The request: Extract every line that contains the string "with".

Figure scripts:
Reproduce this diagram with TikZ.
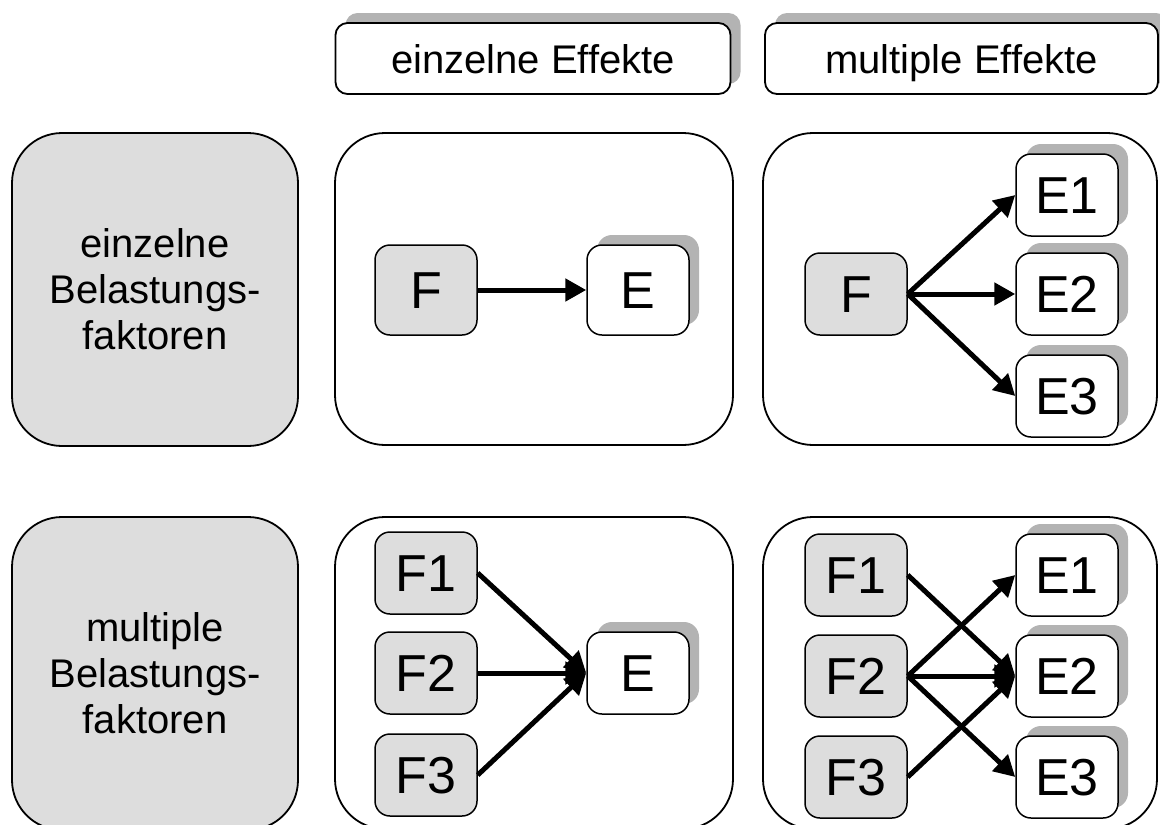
\documentclass[tikz,border=0pt]{standalone}
\usepackage{fontspec}
\setmainfont{Liberation Sans}
\usetikzlibrary{arrows.meta,shadows}
\definecolor{shadowgray}{HTML}{B3B3B3}
\definecolor{fgray}{HTML}{DDDDDD}
\newcommand\hdfont{\fontsize{40}{46}\selectfont}
\newcommand\ndfont{\fontsize{52}{58}\selectfont}
\tikzset{
  panel/.style={draw, line width=1.8pt, rounded corners=50pt, fill=white, inner sep=0pt},
  rowlabel/.style={panel, fill=fgray, align=center, font=\hdfont, minimum width=286pt, minimum height=313pt},
  myshadow/.style={general shadow={fill=shadowgray, shadow xshift=10pt, shadow yshift=10pt}},
  header/.style={draw, line width=1.8pt, rounded corners=12pt, fill=white, myshadow, font=\hdfont, inner sep=0pt, minimum height=71pt, text height=29pt, text depth=0pt},
  fnode/.style={draw, line width=1.5pt, rounded corners=15pt, fill=fgray, minimum width=102pt, minimum height=82pt, inner sep=0pt, font=\ndfont, text height=37pt, text depth=0pt},
  enode/.style={fnode, fill=white, myshadow},
  arr/.style={line width=5pt, -{Triangle[length=21pt,width=22pt]}}
}
\begin{document}
\begin{tikzpicture}[x=1pt,y=-1pt]
\useasboundingbox (0,0) rectangle (1160,825);
% headers
\node[header, minimum width=395pt] (h1) at (533,58.5) {einzelne Effekte};
\node[header, minimum width=393pt] (h2) at (961.5,58.5) {multiple Effekte};
% row labels
\node[rowlabel] (r1) at (155,289.5) {einzelne\\Belastungs-\\faktoren};
\node[rowlabel] (r2) at (155,673.5) {multiple\\Belastungs-\\faktoren};
% panels
\node[panel, minimum width=398pt, minimum height=312pt] (p11) at (534,289) {};
\node[panel, minimum width=394pt, minimum height=312pt] (p12) at (960,289) {};
\node[panel, minimum width=398pt, minimum height=312pt] (p21) at (534,673) {};
\node[panel, minimum width=394pt, minimum height=312pt] (p22) at (960,673) {};
% cell 11
\node[fnode, minimum height=90pt] (a11F) at (426,290) {F};
\node[enode, minimum height=90pt] (a11E) at (638,290) {E};
\draw[arr] (a11F.east) -- (a11E.west);
% cell 12
\node[fnode] (a12F) at (856,294) {F};
\node[enode] (a12E1) at (1067,195) {E1};
\node[enode] (a12E2) at (1067,294) {E2};
\node[enode] (a12E3) at (1067,396) {E3};
\draw[arr] (a12F.east) -- (a12E1.west);
\draw[arr] (a12F.east) -- (a12E2.west);
\draw[arr] (a12F.east) -- (a12E3.west);
% cell 21
\node[fnode] (a21F1) at (426,573) {F1};
\node[fnode] (a21F2) at (426,673) {F2};
\node[fnode] (a21F3) at (426,775) {F3};
\node[enode] (a21E) at (638,673) {E};
\draw[arr] (a21F1.east) -- (a21E.west);
\draw[arr] (a21F2.east) -- (a21E.west);
\draw[arr] (a21F3.east) -- (a21E.west);
% cell 22
\node[fnode] (a22F1) at (856,575) {F1};
\node[fnode] (a22F2) at (856,676) {F2};
\node[fnode] (a22F3) at (856,777) {F3};
\node[enode] (a22E1) at (1067,575) {E1};
\node[enode] (a22E2) at (1067,676) {E2};
\node[enode] (a22E3) at (1067,777) {E3};
\draw[arr] (a22F1.east) -- (a22E2.west);
\draw[arr] (a22F2.east) -- (a22E1.west);
\draw[arr] (a22F2.east) -- (a22E2.west);
\draw[arr] (a22F2.east) -- (a22E3.west);
\draw[arr] (a22F3.east) -- (a22E2.west);
\end{tikzpicture}
\end{document}
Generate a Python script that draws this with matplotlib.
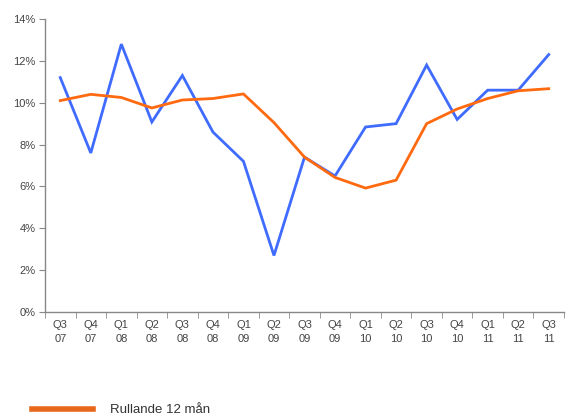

Answer to this problem:
Reproduce this diagram with TikZ.
Generate a Python script that draws this with matplotlib.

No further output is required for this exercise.